Wooting One Basic Red Analogue Keyboard Review
Published: 27th March 2018 | Source: Wooting | Price: |
Reviewing keyboards can be something that really stretches our writing skills to the fullest because, usually, there is so little to say that you haven't read a thousand times. By this point we think that there are hitherto undiscovered tribes in the Amazon who understand the benefits of a Cherry MX switch or RGB lighting. With the Wooting One though it wasn't our creative skills that were tortured but our muscle memory.
Unquestionably the star of the show, the reason you're here, are the analogue switches that beat at the heart of the Wooting One.
What makes them such a spectacular success is their ability to feel just like a normal switch, but with all the added benefits of their extremely flexible actuation profile. If you're just typing on it, such as this review for example, you can't really tell the difference between these switches and most of the major mechanical options. They are slightly - technical term ahoy - squishier and with a robust return spring. That isn't to say that they are squishy in the nasty membrane keyboard way, just with so little resistance you'll find them actuating with a lot less pressure than you might be used to. This has the knock on effect that you don't need to press them as hard and thus don't get fatigued when working on that novel you've been talking about. What really helps is how much adjustment the Wootility software gives you regarding the actuation point. You can set it quite deep to begin with whilst you adjust, and gradually bring it upwards as you get used to the lightness of touch required.

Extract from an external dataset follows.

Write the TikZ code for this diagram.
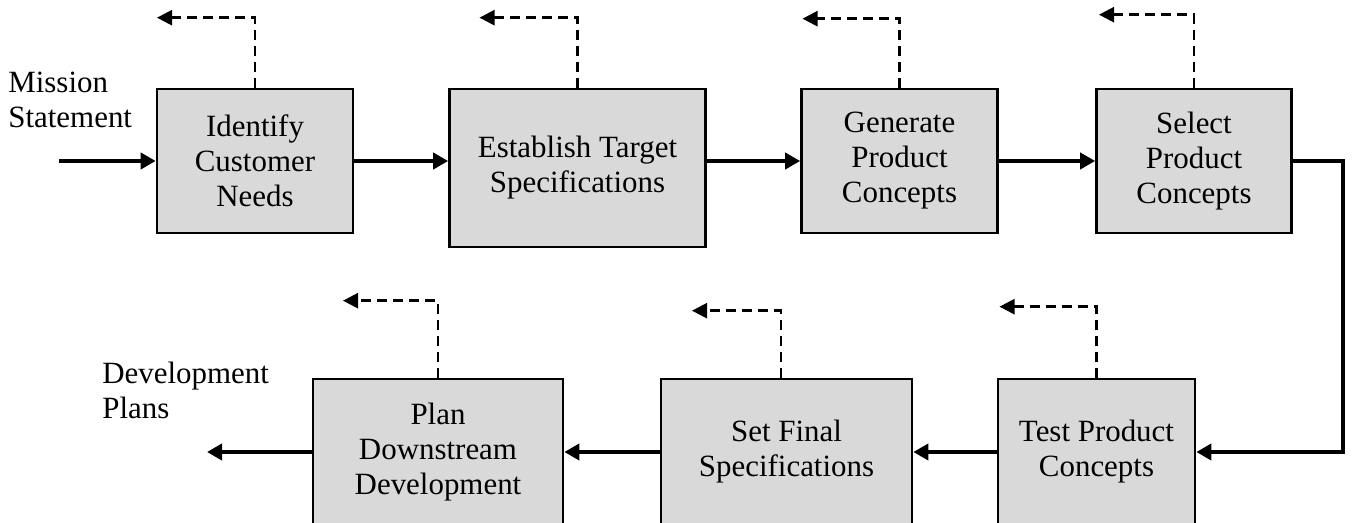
\documentclass[tikz,border=0pt]{standalone}
\usepackage{fontspec}
\setmainfont{Liberation Serif}
\usetikzlibrary{arrows.meta}
\definecolor{boxgray}{RGB}{217,217,217}

\begin{document}
\begin{tikzpicture}[node distance = 6.45cm,
    stage/.style = {draw, fill=boxgray, line width=1.5pt, align=center,
      minimum width=3.92cm, minimum height=2.88cm,
      font=\fontsize{17.6pt}{19.9pt}\selectfont},
    flow/.style = {line width=2.2pt, -{Triangle[length=0.3cm, width=0.32cm]}},
    back/.style = {line width=1.4pt, dash pattern=on 0.2cm off 0.12cm,
      -{Triangle[length=0.3cm, width=0.3cm]}},
    note/.style = {align=left, inner sep=0pt,
      font=\fontsize{17.6pt}{19.9pt}\selectfont}]
      \useasboundingbox (0,0) rectangle (27.04,10.44);
      \clip (0,0) rectangle (27.04,10.44);

      % upper row
      \node[stage] (identify) at (5.10,7.22) {Identify\\Customer\\Needs};
      \node[stage, minimum width=5.12cm, minimum height=3.16cm, yshift=-0.14cm] (establish) [right of = identify] {Establish Target\\Specifications};
      \node[stage, yshift=0.14cm] (generate) [right of = establish, node distance=6.44cm] {Generate\\Product\\Concepts};
      \node[stage, minimum width=3.9cm] (select) [right of = generate, node distance=5.89cm] {Select\\Product\\Concepts};

      % lower row
      \node[stage, minimum width=3.94cm, minimum height=2.92cm] (testing) at (21.93,1.4) {Test Product\\Concepts};
      \node[stage, minimum width=5.02cm, minimum height=2.92cm] (final) [left of = testing, node distance=6.2cm] {Set Final\\Specifications};
      \node[stage, minimum width=5.0cm, minimum height=2.92cm] (plan) [left of = final, node distance=6.97cm] {Plan\\Downstream\\Development};

      \node[note, anchor=north west] (mission) at (0.16,9.0) {Mission\\Statement};
      \node[note, anchor=north west] (plans) at (2.04,3.2) {Development\\Plans};

      \coordinate (in) at (1.18,7.22);
      \coordinate (turn) at (26.86,7.22);
      \coordinate (out) at (4.14,1.4);

      % main flow
      \draw[flow] (in) -- (identify);
      \draw[flow] (identify) -- (identify -| establish.west);
      \draw[flow] (establish.east |- generate) -- (generate);
      \draw[flow] (generate) -- (select);
      \draw[flow] (select) -- (turn) |- (testing);
      \draw[flow] (testing) -- (final);
      \draw[flow] (final) -- (plan);
      \draw[flow] (plan) -- (out);

      % feedback
      \draw[back] (identify.north) -- ++(0,1.4) -- ++(-1.96,0);
      \draw[back] (establish.north) -- ++(0,1.4) -- ++(-1.96,0);
      \draw[back] (generate.north) -- ++(0,1.38) -- ++(-1.94,0);
      \draw[back] (select.north) -- ++(0,1.46) -- ++(-1.9,0);
      \draw[back] (testing.north) -- ++(0,1.42) -- ++(-1.94,0);
      \draw[back] ([xshift=-0.11cm]final.north) -- ++(0,1.34) -- ++(-1.78,0);
      \draw[back] (plan.north) -- ++(0,1.54) -- ++(-1.9,0);
\end{tikzpicture}
\end{document}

It's often said that the only limit to something is your creativity, but it's particularly true of the Wooting One. Sure the obvious use will be as a gaming keyboard, utilising analogue keys to replicate gaming axes. That's absolutely do-able. But because you can set the keyboard up to have one key stroke at the top of the actuation and another further down, you can also bring it to life in a raft of applications. With a little bit of setup in the software you could have a key - for example - use the square selection tool in Photoshop when lightly pressed, and the polygonal one when fully pressed. Or the brush tool and the pen tool. If you're a keen photographer then you can have the graduated filter and radial filter on the same key in Lightroom. Or selection start and end in a video editor. You really are only limited by your imagination.
If there are any negatives it's more a problem with the market as a whole and/or our physical limitations rather than anything negative regarding the Wooting One itself. Because analogue keys are new, the Wooting One has to pretend to be a controller. Most FPS games for example don't have different speed of movement utilising WASD because keys are, normally, on or off. Depressed or not. So you have to get used to using the Wooting One as a pseudo-controller or understanding that certain games are, by their very nature, unable to utilise it to its fullest. Secondly the price of a 360 pad or other controller style is affordable enough that it is hard to believe anyone who wants to play, for example, Forza on their PC hasn't already got a perfectly good pad with which to do so. Lastly there is no denying that the Wooting One has a bit of a acclimatisation period. I've been touch typing for the best part of thirty years so it took a few days before my fingers remembered I had an analogue switch beneath them rather than a digital one. That isn't a fault of the Wooting at all, it works just as happily as a digital one, but it's worth bearing in mind if you're particularly far down the "teaching an old dog new tricks" path. The benefits more than outweigh this learning curve though, in the same manner than learning to use a HOTAS or wheel and pedal setup requires beating your muscle memory into submission but is worth the pain.
However, those are slight issues around what is an excellent product, rather than problems with the Wooting One itself. It's a joy to type on, the keys are fantastically customisable and flexible, the lighting is brilliant and - for a small volume company - the build quality is excellent. There is nothing else quite like it and the long gestation period has been worthwhile and led to a product that deserves all the plaudits it is bound to receive.